* Aim *
The records below are to be copied word for word, with every picture left out.

* Supplied records *
== == ==
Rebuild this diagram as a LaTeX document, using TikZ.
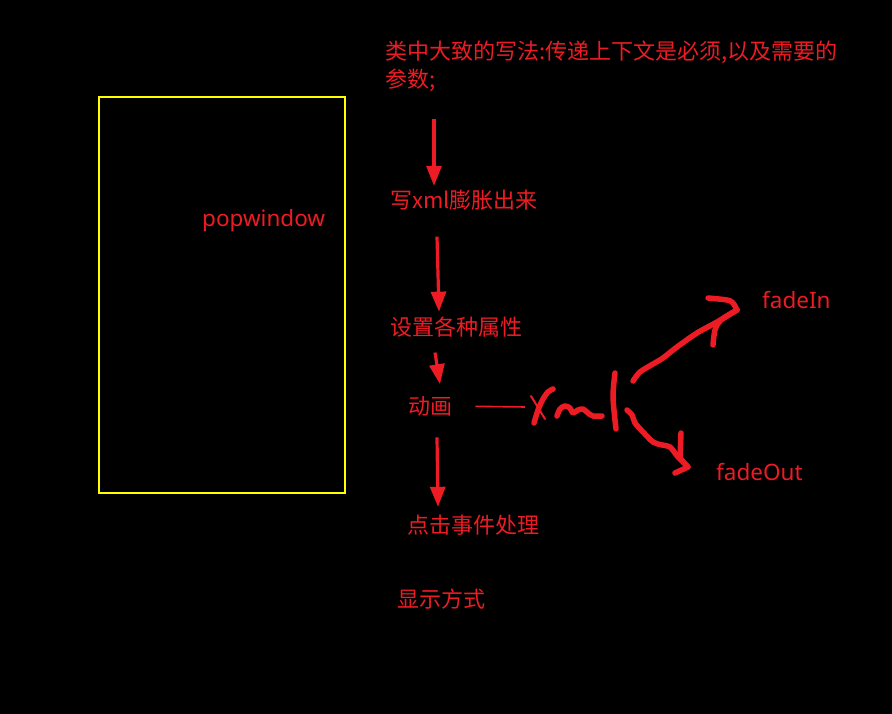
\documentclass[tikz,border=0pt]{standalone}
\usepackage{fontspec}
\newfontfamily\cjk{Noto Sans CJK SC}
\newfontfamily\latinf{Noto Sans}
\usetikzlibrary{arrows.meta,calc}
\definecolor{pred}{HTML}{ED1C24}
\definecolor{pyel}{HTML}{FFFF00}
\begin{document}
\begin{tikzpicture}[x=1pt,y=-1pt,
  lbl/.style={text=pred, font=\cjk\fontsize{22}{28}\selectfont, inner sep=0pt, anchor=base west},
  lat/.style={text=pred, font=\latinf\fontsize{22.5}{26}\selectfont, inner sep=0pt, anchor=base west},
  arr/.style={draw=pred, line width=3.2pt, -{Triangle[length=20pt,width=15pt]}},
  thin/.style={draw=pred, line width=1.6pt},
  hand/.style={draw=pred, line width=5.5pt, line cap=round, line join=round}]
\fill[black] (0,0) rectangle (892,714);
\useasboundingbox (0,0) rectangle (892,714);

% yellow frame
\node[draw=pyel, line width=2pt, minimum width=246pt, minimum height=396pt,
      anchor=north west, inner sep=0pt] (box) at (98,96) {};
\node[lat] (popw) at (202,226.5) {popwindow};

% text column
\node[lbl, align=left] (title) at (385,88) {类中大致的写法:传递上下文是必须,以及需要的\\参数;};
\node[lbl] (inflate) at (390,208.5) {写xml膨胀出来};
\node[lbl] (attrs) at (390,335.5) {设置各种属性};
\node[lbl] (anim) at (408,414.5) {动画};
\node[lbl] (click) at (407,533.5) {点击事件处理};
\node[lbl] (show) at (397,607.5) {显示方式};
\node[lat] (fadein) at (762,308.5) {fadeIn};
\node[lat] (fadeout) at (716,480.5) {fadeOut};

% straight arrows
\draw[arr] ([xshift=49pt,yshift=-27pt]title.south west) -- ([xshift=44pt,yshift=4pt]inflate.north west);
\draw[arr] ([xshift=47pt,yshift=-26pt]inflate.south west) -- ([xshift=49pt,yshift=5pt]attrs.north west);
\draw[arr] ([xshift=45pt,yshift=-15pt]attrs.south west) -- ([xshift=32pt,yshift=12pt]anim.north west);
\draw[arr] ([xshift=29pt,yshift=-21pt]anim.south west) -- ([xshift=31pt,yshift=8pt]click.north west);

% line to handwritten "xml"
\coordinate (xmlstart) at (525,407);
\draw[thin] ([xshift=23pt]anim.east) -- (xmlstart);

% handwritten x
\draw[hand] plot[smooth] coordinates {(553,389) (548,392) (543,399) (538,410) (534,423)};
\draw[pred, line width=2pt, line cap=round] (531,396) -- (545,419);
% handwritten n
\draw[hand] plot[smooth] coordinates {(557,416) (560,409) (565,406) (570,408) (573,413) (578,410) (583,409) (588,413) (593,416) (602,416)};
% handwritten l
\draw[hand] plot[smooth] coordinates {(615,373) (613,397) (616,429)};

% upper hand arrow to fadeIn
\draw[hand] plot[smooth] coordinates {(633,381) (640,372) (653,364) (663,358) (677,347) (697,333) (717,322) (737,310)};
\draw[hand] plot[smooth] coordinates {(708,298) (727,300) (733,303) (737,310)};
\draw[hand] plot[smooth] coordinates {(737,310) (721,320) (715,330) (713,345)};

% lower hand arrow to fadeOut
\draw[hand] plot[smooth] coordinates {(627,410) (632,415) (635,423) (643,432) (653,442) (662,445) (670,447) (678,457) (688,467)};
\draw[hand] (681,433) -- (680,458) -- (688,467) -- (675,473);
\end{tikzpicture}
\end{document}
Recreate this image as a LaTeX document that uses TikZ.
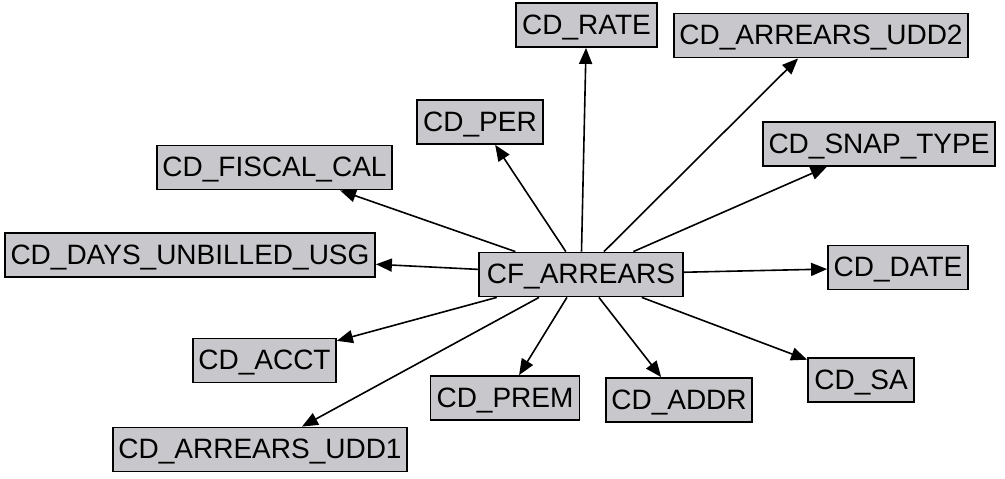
== == ==
* Task output *
Rebuild this diagram as a LaTeX document, using TikZ.
\documentclass[tikz,border=0pt]{standalone}
\usepackage{fontspec}
\newfontfamily\cjk{Noto Sans CJK SC}
\newfontfamily\latinf{Noto Sans}
\usetikzlibrary{arrows.meta,calc}
\definecolor{pred}{HTML}{ED1C24}
\definecolor{pyel}{HTML}{FFFF00}
\begin{document}
\begin{tikzpicture}[x=1pt,y=-1pt,
  lbl/.style={text=pred, font=\cjk\fontsize{22}{28}\selectfont, inner sep=0pt, anchor=base west},
  lat/.style={text=pred, font=\latinf\fontsize{22.5}{26}\selectfont, inner sep=0pt, anchor=base west},
  arr/.style={draw=pred, line width=3.2pt, -{Triangle[length=20pt,width=15pt]}},
  thin/.style={draw=pred, line width=1.6pt},
  hand/.style={draw=pred, line width=5.5pt, line cap=round, line join=round}]
\fill[black] (0,0) rectangle (892,714);
\useasboundingbox (0,0) rectangle (892,714);

% yellow frame
\node[draw=pyel, line width=2pt, minimum width=246pt, minimum height=396pt,
      anchor=north west, inner sep=0pt] (box) at (98,96) {};
\node[lat] (popw) at (202,226.5) {popwindow};

% text column
\node[lbl, align=left] (title) at (385,88) {类中大致的写法:传递上下文是必须,以及需要的\\参数;};
\node[lbl] (inflate) at (390,208.5) {写xml膨胀出来};
\node[lbl] (attrs) at (390,335.5) {设置各种属性};
\node[lbl] (anim) at (408,414.5) {动画};
\node[lbl] (click) at (407,533.5) {点击事件处理};
\node[lbl] (show) at (397,607.5) {显示方式};
\node[lat] (fadein) at (762,308.5) {fadeIn};
\node[lat] (fadeout) at (716,480.5) {fadeOut};

% straight arrows
\draw[arr] ([xshift=49pt,yshift=-27pt]title.south west) -- ([xshift=44pt,yshift=4pt]inflate.north west);
\draw[arr] ([xshift=47pt,yshift=-26pt]inflate.south west) -- ([xshift=49pt,yshift=5pt]attrs.north west);
\draw[arr] ([xshift=45pt,yshift=-15pt]attrs.south west) -- ([xshift=32pt,yshift=12pt]anim.north west);
\draw[arr] ([xshift=29pt,yshift=-21pt]anim.south west) -- ([xshift=31pt,yshift=8pt]click.north west);

% line to handwritten "xml"
\coordinate (xmlstart) at (525,407);
\draw[thin] ([xshift=23pt]anim.east) -- (xmlstart);

% handwritten x
\draw[hand] plot[smooth] coordinates {(553,389) (548,392) (543,399) (538,410) (534,423)};
\draw[pred, line width=2pt, line cap=round] (531,396) -- (545,419);
% handwritten n
\draw[hand] plot[smooth] coordinates {(557,416) (560,409) (565,406) (570,408) (573,413) (578,410) (583,409) (588,413) (593,416) (602,416)};
% handwritten l
\draw[hand] plot[smooth] coordinates {(615,373) (613,397) (616,429)};

% upper hand arrow to fadeIn
\draw[hand] plot[smooth] coordinates {(633,381) (640,372) (653,364) (663,358) (677,347) (697,333) (717,322) (737,310)};
\draw[hand] plot[smooth] coordinates {(708,298) (727,300) (733,303) (737,310)};
\draw[hand] plot[smooth] coordinates {(737,310) (721,320) (715,330) (713,345)};

% lower hand arrow to fadeOut
\draw[hand] plot[smooth] coordinates {(627,410) (632,415) (635,423) (643,432) (653,442) (662,445) (670,447) (678,457) (688,467)};
\draw[hand] (681,433) -- (680,458) -- (688,467) -- (675,473);
\end{tikzpicture}
\end{document}
Recreate this image as a LaTeX document that uses TikZ.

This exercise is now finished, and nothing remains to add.